Mas Kassuga, aos domingos, ia lá para os lados de Conselheiro Paulino e Amparo, com a espingarda nos ombros, procurava um terreno do seu agrado. Mas ele acabava sempre voltando para o sítio do dr. Zmith para contemplar as árvores frutíferas e para praticar o português com o administrador de lá, chamado Teodorico. Uma vez, encontrou entre os pés de kaki um em que a fruta não tinha cica. Pediu ele algumas frutas e as levou para a Embaixada do Japão, onde todos ficaram surpresos em saber que aqui, no Brasil, existiam kakis. Quando ele soube que estava à venda um sítio, ao lado do sítio do dr. Zamith, comprou-o imediatamente. Esse sítio pertencia a um descendente de suíços chamado Cardinot.
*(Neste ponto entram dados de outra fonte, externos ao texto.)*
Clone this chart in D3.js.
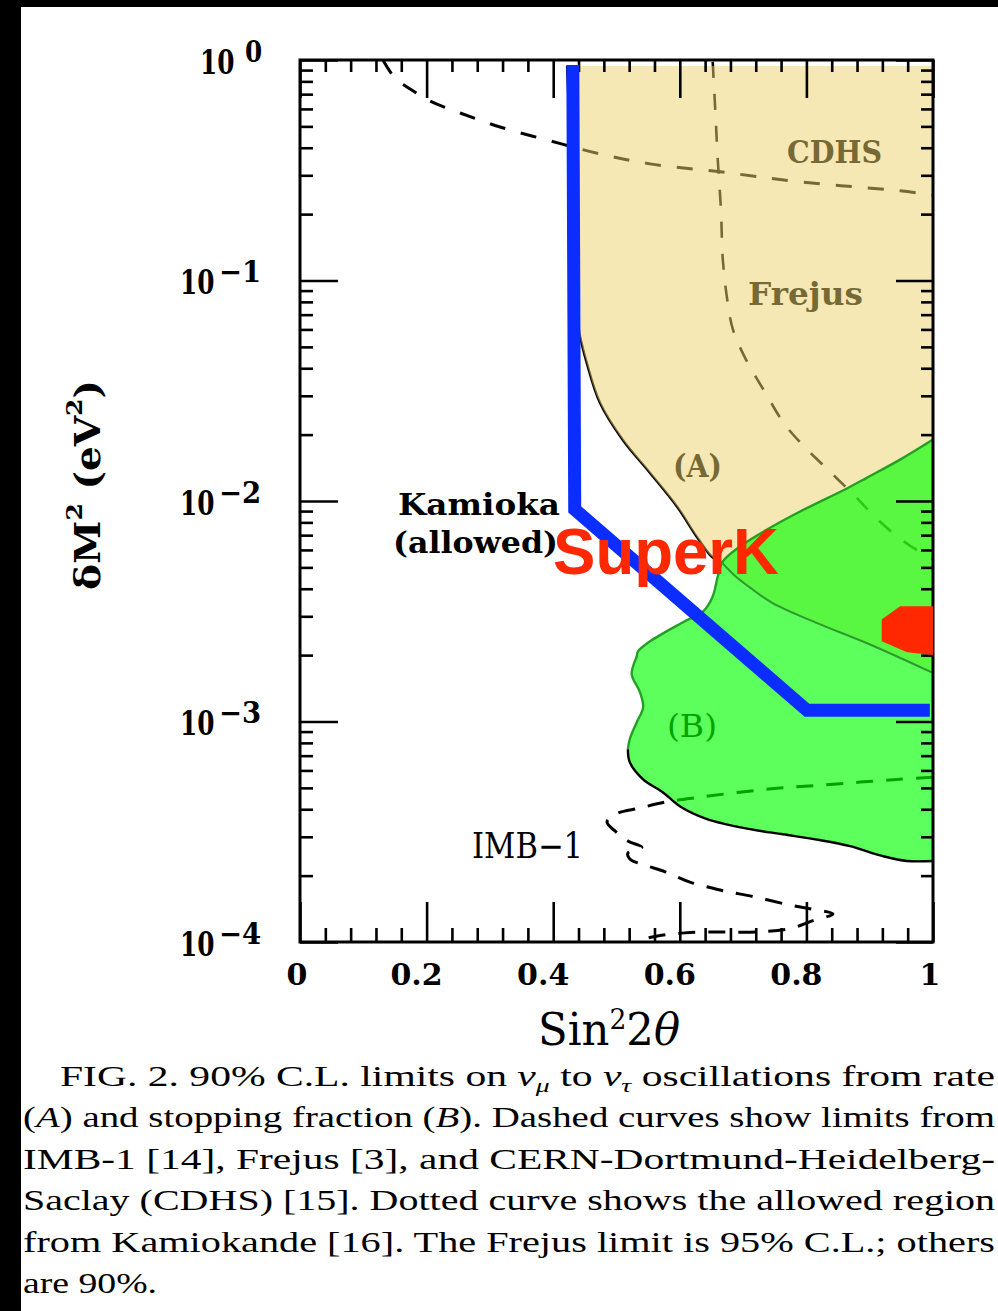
<!DOCTYPE html>
<html><head><meta charset="utf-8">
<script src="https://cdn.jsdelivr.net/npm/d3@7"></script>
<style>
html,body{margin:0;padding:0;background:#fff;}
svg{display:block;}
</style></head>
<body>
<svg id="chart" width="998" height="1311"></svg>
<script>
// ================= DATA =================
const xTickValues = [0, 0.2, 0.4, 0.6, 0.8, 1];
const xTickLabels = ["0", "0.2", "0.4", "0.6", "0.8", "1"];
const yDecadeExponents = [0, -1, -2, -3, -4];

// Region (A): rate limit. Left edge (top -> bottom), lower edge (left -> right). [sin^2 2theta, dM^2]
const regionA_left = [[0.422,0.94],[0.427,0.391],[0.431,0.138],[0.436,0.0735],[0.442,0.0566],[0.453,0.0423],[0.474,0.0278],[0.510,0.0189],[0.553,0.0134],[0.596,0.0094],[0.627,0.00687],[0.651,0.00557],[0.667,0.00524]];
const regionA_bottom = [[0.667,0.00524],[0.686,0.00461],[0.710,0.00407],[0.746,0.00345],[0.816,0.0028],[0.895,0.00227],[1.0,0.00166]];
const regionA_topRight = [[1.0,0.94]];

// Region (B): stopping fraction. Upper/left edge from right edge, then lower edge to right edge.
const regionB_upper = [[1.0,0.0190],[0.948,0.0154],[0.896,0.01277],[0.864,0.0114],[0.790,0.00896],[0.738,0.00743],[0.695,0.00622],[0.668,0.00532],[0.660,0.00455],[0.652,0.00369],[0.637,0.00316],[0.605,0.00282],[0.553,0.00231],[0.534,0.00208],[0.532,0.00198],[0.524,0.00164],[0.537,0.00136],[0.542,0.00116],[0.532,0.000993],[0.521,0.000832],[0.518,0.000749]];
const regionB_lower = [[0.518,0.000749],[0.521,0.000654],[0.542,0.000547],[0.573,0.000478],[0.600,0.000413],[0.643,0.000361],[0.711,0.000325],[0.763,0.000308],[0.821,0.000290],[0.869,0.000272],[0.921,0.000245],[0.959,0.000233],[1.0,0.000233]];

// Dashed limit curves
const cdhsCurve = [[0.131,1.0],[0.150,0.829],[0.174,0.739],[0.205,0.652],[0.253,0.575],[0.316,0.497],[0.395,0.430],[0.474,0.375],[0.553,0.338],[0.664,0.311],[0.790,0.280],[0.948,0.255],[1.0,0.244]];
const frejusCurve = [[0.652,0.98],[0.656,0.594],[0.660,0.352],[0.665,0.209],[0.668,0.124],[0.675,0.0818],[0.684,0.0598],[0.703,0.0447],[0.735,0.0310],[0.766,0.0222],[0.798,0.0175],[0.837,0.0136],[0.877,0.0105],[0.916,0.00807],[0.956,0.00649],[1.0,0.00543]];
const imbCurve = [[1.0,0.000559],[0.948,0.000547],[0.885,0.000531],[0.821,0.000514],[0.758,0.000499],[0.695,0.000478],[0.632,0.000454],[0.577,0.000431],[0.537,0.000405],[0.498,0.000380],[0.485,0.000350],[0.498,0.000318],[0.518,0.000287],[0.540,0.000269],[0.518,0.000253],[0.521,0.000238],[0.545,0.000223],[0.577,0.000208],[0.616,0.000187],[0.664,0.000172],[0.719,0.000160],[0.774,0.000147],[0.809,0.000141],[0.842,0.000134],[0.810,0.000125],[0.774,0.000115],[0.719,0.000111],[0.664,0.000111],[0.608,0.000110],[0.561,0.000106],[0.537,0.000102]];

// SuperK overlay
const superKLine = [[0.431,0.949],[0.434,0.00916],[0.801,0.001124],[0.995,0.001124]];
const superKBlob = [[0.919,0.00290],[0.948,0.00333],[1.0,0.00333],[1.0,0.00200],[0.959,0.00206],[0.919,0.00231]];

const captionLines = [
  [["FIG. 2.  90% C.L. limits on ",""],["ν","i"],["μ","isub"],[" to ",""],["ν","i"],["τ","isub"],[" oscillations from rate",""]],
  [["(",""],["A","i"],[") and stopping fraction (",""],["B","i"],[").  Dashed curves show limits from",""]],
  [["IMB-1  [14],  Frejus  [3],  and  CERN-Dortmund-Heidelberg-",""]],
  [["Saclay (CDHS) [15].  Dotted curve shows the allowed region",""]],
  [["from Kamiokande [16].  The Frejus limit is 95% C.L.; others",""]],
  [["are 90%.",""]]
];

// ================= CHART =================
const svg = d3.select("#chart");
svg.append("rect").attr("width",998).attr("height",1311).attr("fill","#fff");

const x = d3.scaleLinear().domain([0,1]).range([300,933]);
const y = d3.scaleLog().domain([1e-4,1]).range([942,60]);
const smooth = d3.line().x(d=>x(d[0])).y(d=>y(d[1])).curve(d3.curveCatmullRom.alpha(0.5));
const straight = d3.line().x(d=>x(d[0])).y(d=>y(d[1]));
const cont = p => p.replace(/^M/, "L");

const serif = "'DejaVu Serif', serif";

// ---- line art underneath the colour layers ----
const under = svg.append("g");
under.append("path").attr("d", smooth(cdhsCurve)).attr("fill","none").attr("stroke","#000")
  .attr("stroke-width",3).attr("stroke-dasharray","16,16");
under.append("path").attr("d", smooth(frejusCurve)).attr("fill","none").attr("stroke","#000")
  .attr("stroke-width",2.6).attr("stroke-dasharray","16,16");
under.append("path").attr("d", smooth(imbCurve)).attr("fill","none").attr("stroke","#000")
  .attr("stroke-width",3).attr("stroke-dasharray","17,13");
under.append("path").attr("d", smooth(regionA_left)).attr("fill","none").attr("stroke","#000").attr("stroke-width",2.5);

function label(g, txt, x0, base, size, len, weight, color){
  return g.append("text").attr("x",x0).attr("y",base).attr("font-family",serif)
    .attr("font-size",size).attr("font-weight",weight||"bold").attr("fill",color||"#000")
    .attr("textLength",len).attr("lengthAdjust","spacingAndGlyphs").text(txt);
}
label(under,"CDHS",787,163,32,95);
label(under,"Frejus",748,305,32,115);
label(under,"(A)",673,477,32,49);
label(under,"(B)",667,737,32,50,"normal");

// ---- tan region (A) ----
const pathA = smooth(regionA_left) + cont(smooth(regionA_bottom)) + cont(straight(regionA_topRight)) + "Z";
svg.append("path").attr("d", pathA).attr("fill","rgb(235,209,105)").attr("fill-opacity",0.5);

// ---- green region (B) ----
const pathB = smooth(regionB_upper.concat(regionB_lower.slice(1))) + "Z";
svg.append("path").attr("d", pathB).attr("fill","rgb(0,255,0)").attr("fill-opacity",0.64);

// outlines over colour
svg.append("path").attr("d", smooth(regionA_bottom)).attr("fill","none").attr("stroke","#2e9a2e").attr("stroke-width",2);
svg.append("path").attr("d", smooth(regionB_upper)).attr("fill","none").attr("stroke","#23a023").attr("stroke-width",2.4);
svg.append("path").attr("d", smooth(regionB_lower)).attr("fill","none").attr("stroke","#000").attr("stroke-width",2.4);

// ---- frame & ticks ----
const xMinor = d3.range(1,25).map(i=>i*0.04).filter(v=>Math.abs(v/0.2-Math.round(v/0.2))>1e-6);
const yMajor = yDecadeExponents.map(e=>Math.pow(10,e));
const yMinor = [];
[-4,-3,-2,-1].forEach(e=>{ for(let k=2;k<=9;k++) yMinor.push(k*Math.pow(10,e)); });

function styleAxis(g){
  g.select(".domain").remove();
  g.selectAll(".tick text").remove();
  g.selectAll(".tick line").attr("stroke","#000").attr("stroke-width",2.6);
}
const axes = svg.append("g");
axes.append("g").attr("transform","translate(0,942)").call(d3.axisBottom(x).tickValues(xTickValues).tickSize(-40)).call(styleAxis);
axes.append("g").attr("transform","translate(0,942)").call(d3.axisBottom(x).tickValues(xMinor).tickSize(-14)).call(styleAxis);
axes.append("g").attr("transform","translate(0,60)").call(d3.axisTop(x).tickValues(xTickValues).tickSize(-38)).call(styleAxis);
axes.append("g").attr("transform","translate(0,60)").call(d3.axisTop(x).tickValues(xMinor).tickSize(-12)).call(styleAxis);
axes.append("g").attr("transform","translate(300,0)").call(d3.axisLeft(y).tickValues(yMajor).tickSize(-38)).call(styleAxis);
axes.append("g").attr("transform","translate(300,0)").call(d3.axisLeft(y).tickValues(yMinor).tickSize(-13)).call(styleAxis);
axes.append("g").attr("transform","translate(933,0)").call(d3.axisRight(y).tickValues(yMajor).tickSize(-37)).call(styleAxis);
axes.append("g").attr("transform","translate(933,0)").call(d3.axisRight(y).tickValues(yMinor).tickSize(-12)).call(styleAxis);
svg.append("rect").attr("x",x(0)).attr("y",y(1)).attr("width",x(1)-x(0)).attr("height",y(1e-4)-y(1))
  .attr("fill","none").attr("stroke","#000").attr("stroke-width",3);

// ---- SuperK overlay ----
svg.append("path").attr("d", straight(superKLine)).attr("fill","none").attr("stroke","#0b2dff")
  .attr("stroke-width",13).attr("stroke-linejoin","miter");
svg.append("path").attr("d", straight(superKBlob)+"Z").attr("fill","#ff2800");

// ---- tick labels ----
xTickValues.forEach((v,i)=>{
  const off = (i===0||i===xTickValues.length-1) ? -3 : -10;
  svg.append("text").attr("x",x(v)+off).attr("y",985).attr("text-anchor","middle")
    .attr("font-family",serif).attr("font-weight","bold").attr("font-size",30).text(xTickLabels[i]);
});
yDecadeExponents.forEach(e=>{
  const py = y(Math.pow(10,e));
  const startTen = e===0 ? 200 : 180;
  // condensed "10" (horizontal scale) so its box matches the glyphs
  svg.append("text").attr("transform",`translate(${startTen},${py+13.5}) scale(0.75,1)`)
    .attr("font-family",serif).attr("font-weight","bold").attr("font-size",33).text("10");
  const sup = e===0 ? "0" : "\u2212"+Math.abs(e);
  svg.append("text").attr("transform",`translate(${e===0?245:219},${py+1.5}) scale(${e===0?0.85:0.95},1)`)
    .attr("font-family",serif).attr("font-weight","bold").attr("font-size",29).text(sup);
});

// ---- axis titles ----
const xt = svg.append("text").attr("x",538).attr("y",1045).attr("font-family",serif).attr("font-size",44)
  .attr("textLength",142).attr("lengthAdjust","spacingAndGlyphs");
xt.append("tspan").text("Sin");
xt.append("tspan").attr("font-size",27).attr("dy",-16).text("2");
xt.append("tspan").attr("dy",16).text("2");
xt.append("tspan").attr("font-style","italic").text("θ");

const yt = svg.append("text").attr("transform","translate(100,485) rotate(-90)").attr("text-anchor","middle")
  .attr("font-family",serif).attr("font-size",36).attr("font-weight","bold")
  .attr("textLength",210).attr("lengthAdjust","spacingAndGlyphs");
yt.append("tspan").text("δM");
yt.append("tspan").attr("font-size",23).attr("dy",-18).text("2");
yt.append("tspan").attr("dy",18).text(" (eV");
yt.append("tspan").attr("font-size",23).attr("dy",-18).text("2");
yt.append("tspan").attr("dy",18).text(")");

// ---- annotations ----
label(svg,"Kamioka",398,515,30,162);
label(svg,"(allowed)",393,553,30,165);
label(svg,"IMB\u22121",472,858,35,111,"normal");
svg.append("text").attr("x",553).attr("y",574).attr("font-family","'Liberation Sans', Arial, sans-serif")
  .attr("font-weight","bold").attr("font-size",64).attr("fill","#ff2800")
  .attr("textLength",226).attr("lengthAdjust","spacingAndGlyphs").text("SuperK");

// ---- caption ----
const capStarts = [60,23,23,23,23,23];
const capBase = [1086,1127,1169,1210,1252,1293];
captionLines.forEach((parts,i)=>{
  const t = svg.append("text").attr("x",capStarts[i]).attr("y",capBase[i])
    .attr("font-family","'Liberation Serif', 'Times New Roman', serif").attr("font-size",28.5).attr("fill","#000");
  if(i<5) t.attr("textLength",995-capStarts[i]).attr("lengthAdjust","spacingAndGlyphs");
  else t.attr("textLength",134).attr("lengthAdjust","spacingAndGlyphs");
  let shifted = false;
  parts.forEach(([s,st])=>{
    const sp = t.append("tspan").text(s);
    if(st==="i"||st==="isub") sp.attr("font-style","italic");
    if(st==="isub"){ sp.attr("font-size",19).attr("dy",6); shifted = true; }
    else if(shifted){ sp.attr("dy",-6); shifted = false; }
  });
});

// ---- page border ----
svg.append("rect").attr("x",0).attr("y",0).attr("width",998).attr("height",7).attr("fill","#000");
svg.append("rect").attr("x",0).attr("y",0).attr("width",21).attr("height",1311).attr("fill","#000");
</script>
</body></html>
Kassuga resolveu plantar, imediatamente, pés de kakis no terreno adquirido.
Mais tarde, encontrado-se com o sr. Miura, diretor do jornal Paulista Shimbum, este o advertiu: “é preciso plantar arroz e feijão para sobreviver. Não é com frutas que se consegue o sustento”. Tudo isto era verdade, mas o casal Kassuga ainda tinha reserva financeira e pretendia fixar residência no Brasil e, jamais, tiveram a intenção de ganhar e vencer às pressas.
O clima e o ambiente tranquilo da cidade de Nova Friburgo os atraia de tal maneira que os comentários dos outros japoneses não fazia abalar os seus sentimentos. Ademais havia a família Zamith, a quem o casal Kassuga depositava toda a admiração e respeito.
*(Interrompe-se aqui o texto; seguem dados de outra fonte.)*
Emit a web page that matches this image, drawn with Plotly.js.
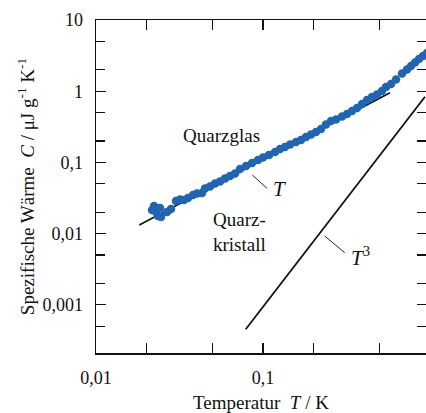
<!DOCTYPE html>
<html>
<head>
<meta charset="utf-8">
<script src="https://cdn.plot.ly/plotly-3.0.1.min.js"></script>
<style>html,body{margin:0;padding:0;background:#fff;}#chart{width:426px;height:413px;}</style>
</head>
<body>
<div id="chart"></div>
<script>
// Quarzglas measured data (T in K, C in µJ g^-1 K^-1)
const glassT = [0.02164,0.02225,0.02287,0.02351,0.0245,0.02416,0.02662,0.02813,0.03013,0.03184,
  0.03365,0.03555,0.03809,0.04025,0.04313,0.04495,0.04815,0.05159,0.05527,0.05922,
  0.06345,0.06797,0.07283,0.07912,0.08594,0.09335,0.1,0.1086,0.118,0.1264,
  0.1354,0.1451,0.1576,0.1689,0.181,0.1939,0.2077,0.2225,0.2384,0.2554,
  0.2736,0.2972,0.3184,0.3412,0.3656,0.3916,0.4196,0.4496,0.4816,0.516,
  0.5452,0.5842,0.6258,0.6798,0.7284,0.7697,0.8133,0.8594,0.9081,0.9594];
const glassC = [0.02145,0.02442,0.02011,0.01767,0.01711,0.02288,0.02011,0.02215,0.0287,0.03012,
  0.02964,0.03162,0.03484,0.03658,0.03717,0.04298,0.04586,0.05053,0.05391,0.0594,
  0.06442,0.06985,0.08077,0.089,0.09808,0.1081,0.1172,0.127,0.14,0.1543,
  0.1646,0.1784,0.1934,0.2063,0.2273,0.2465,0.2673,0.2945,0.3405,0.3815,
  0.4004,0.4412,0.4784,0.5271,0.5808,0.6611,0.7524,0.8288,0.8989,1.006,
  1.146,1.262,1.46,1.773,2.018,2.259,2.53,2.833,3.122,3.44];
// Linear-T fit line (glass)
const fitT = [0.01816, 0.576];
const fitC = [0.01321, 0.953];
// T^3 line (crystal)
const cubeT = [0.0788, 0.933];
const cubeC = [0.000453, 0.837];
// Leader lines
const leadT_x = [0.0863, 0.1057];
const leadT_y = [0.06651, 0.04327];
const lead3_x = [0.2342, 0.3085];
const lead3_y = [0.009254, 0.005391];
// Ticks
const xMajor = [0.01, 0.1, 1];
const xMajorText = ['0,01', '0,1', '1'];
const xMinor = [0.02, 0.05, 0.2, 0.5];
const yMajor = [10, 1, 0.1, 0.01, 0.001];
const yMajorText = ['10', '1', '0,1', '0,01', '0,001'];
const yMinor = [5, 2, 0.5, 0.2, 0.05, 0.02, 0.005, 0.002, 0.0005, 0.0002];

const FONT = 'Liberation Serif, Times New Roman, serif';
const blue = '#1f65b3';

const traces = [
  {x: fitT, y: fitC, mode: 'lines', line: {color: '#111', width: 1.6}, hoverinfo: 'skip'},
  {x: cubeT, y: cubeC, mode: 'lines', line: {color: '#111', width: 1.8}, hoverinfo: 'skip'},
  {x: leadT_x, y: leadT_y, mode: 'lines', line: {color: '#111', width: 0.9}, hoverinfo: 'skip'},
  {x: lead3_x, y: lead3_y, mode: 'lines', line: {color: '#111', width: 0.9}, hoverinfo: 'skip'},
  {x: glassT, y: glassC, mode: 'markers', marker: {color: blue, size: 8.5}, hoverinfo: 'skip'},
  {x: [], y: [], yaxis: 'y2', mode: 'markers', hoverinfo: 'skip'}
];

const yRange = [1 - 333/71.2, 1];

const layout = {
  width: 426, height: 413,
  margin: {l: 96, r: 0, t: 20, b: 60},
  paper_bgcolor: '#fff', plot_bgcolor: '#fff',
  showlegend: false,
  font: {family: FONT, size: 18, color: '#111'},
  xaxis: {
    type: 'log', range: [-2, -2 + 330/167],
    showline: true, linecolor: '#111', linewidth: 1.5, mirror: 'ticks',
    showgrid: false, zeroline: false,
    ticks: 'inside', ticklen: 10, tickwidth: 1.3, tickcolor: '#111',
    tickmode: 'array', tickvals: xMajor, ticktext: xMajorText,
    minor: {tickmode: 'array', tickvals: xMinor, ticks: 'inside', ticklen: 10, tickwidth: 1.3, tickcolor: '#111', showgrid: false},
    ticklabelstandoff: 8,
    tickfont: {family: FONT, size: 18, color: '#111'},
    title: {text: 'Temperatur\u00a0\u00a0<i>T</i> / K', font: {family: FONT, size: 19, color: '#111'}, standoff: 12}
  },
  yaxis: {
    type: 'log', range: yRange,
    showline: true, linecolor: '#111', linewidth: 1.5, mirror: false,
    showgrid: false, zeroline: false,
    ticks: 'inside', ticklen: 10, tickwidth: 1.3, tickcolor: '#111',
    tickmode: 'array', tickvals: yMajor, ticktext: yMajorText,
    minor: {tickmode: 'array', tickvals: yMinor, ticks: 'inside', ticklen: 9, tickwidth: 1.3, tickcolor: '#111', showgrid: false},
    ticklabelstandoff: 8,
    tickfont: {family: FONT, size: 18, color: '#111'},
    title: {text: 'Spezifische Wärme\u00a0\u00a0<i>C</i> / μJ g<sup>-1</sup> K<sup>-1</sup>', font: {family: FONT, size: 19, color: '#111'}, standoff: 3}
  },
  yaxis2: {
    type: 'log', range: yRange, overlaying: 'y', side: 'right', anchor: 'x',
    showline: false, showgrid: false, zeroline: false, showticklabels: false,
    ticks: 'inside', ticklen: 9, tickwidth: 1.3, tickcolor: '#111',
    tickmode: 'array', tickvals: yMajor.concat(yMinor)
  },
  annotations: [
    {x: Math.log10(0.0568), y: Math.log10(0.2426), xref: 'x', yref: 'y', text: 'Quarzglas', showarrow: false,
      font: {family: FONT, size: 19, color: '#111'}},
    {x: Math.log10(0.1247), y: Math.log10(0.0423), xref: 'x', yref: 'y', text: '<i>T</i>', showarrow: false,
      font: {family: FONT, size: 21, color: '#111'}},
    {x: Math.log10(0.04883), y: Math.log10(0.0107), xref: 'x', yref: 'y', text: 'Quarz-<br>kristall', showarrow: false,
      xanchor: 'left', align: 'left', font: {family: FONT, size: 19, color: '#111'}},
    {x: Math.log10(0.3809), y: Math.log10(0.004846), xref: 'x', yref: 'y', text: '<i>T</i><sup>3</sup>', showarrow: false,
      font: {family: FONT, size: 21, color: '#111'}}
  ]
};

Plotly.newPlot('chart', traces, layout, {staticPlot: true, displayModeBar: false});
</script>
</body>
</html>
Assim, no primeiro inverno do ano, se fez enxerto em cem pés de kakis, pés esses cedidos pelo dr. Zamith. Nos anos seguintes, foi aumentando mais e mais até conseguirem plantá-los em toda a parte elevada e em volta da sua residência.
O casal se deliciava, do fundo do coração, com a vida tranquila no sítio. Aos poucos foram se aproximando dos proprietários visinhos, mas a dificuldade da língua e dos hábitos completamente diferentes não permitiu um relacionamento profundo.
Com o passar do tempo e a existência ignorada pelos patrícios, fez-se sentir a monotonia e a tristeza quase insuportáveis. Foi quando apareceu, do Rio de Janeiro, os senhores Noda e Kouzou Ichigue, conselheiros da Embaixada, e mais os senhores Kaneda e Takahashi, funcionários dela. Depois o senhor Henichiro Hirose do Banco Yokohama. Todas essas pessoas vinham se revezando com a intenção de encher o vazio e encorajar o casal. Apareceu, também, o casal Yukiti Azuma, companheiro de travessia e auxiliar de Kassuga a bordo do navio que os trouxeram e que, não tendo encontrado emprego, veio procurá-los, e aqui ficaram durante meio ano. Tudo isso fez com que o casal Kassuga levantasse a moral e, de alguma forma, os ajudaram a sair da tristeza e isolamento.
Em setembro desse mesmo ano, dois estudantes, Tadashi Nakayama e Yoshitaro Suzuki, foram enviados pela Embaixada para Nova Friburgo, a fim de estudarem o português. Isto foi motivo de muito movimento e alegria para a família Kassuga. Eles, no ano seguinte, passaram para a escola D. Pedro II.
Espalhou-se logo o boato de que Nova Friburgo era terra fértil em lavoura e houve grande procura por outros japoneses. A maioria, uma vez obtido o sucesso da primeira safra, iam embora para São Paulo. Entretanto, alguns adquiriram propriedades e plantaram outros produtos. Estes se firmaram na vida e, aos poucos, foram progredindo.
Em Mogi das Cruzes, também após a guerra, houve mudança de lavouras para a cultura de kakis. Normalizado o intercâmbio entre o Brasil e o Japão, foram importadas outras qualidades de kakis para o terreno experimental agrícola do sr. Matsumoto, mas os kakis de Taubaté continuaram sendo os preferidos no mercado. Atualmente, nos subúrbios de Nova Friburgo, também cultiva-se essa qualidade.
Kassuga, por duas ou três vezes, chegou a colocar seu produto na exposição de kakis de São Paulo e, em todas elas, recebeu o prêmio máximo e também o título de “Shibu Hiaku Monme”.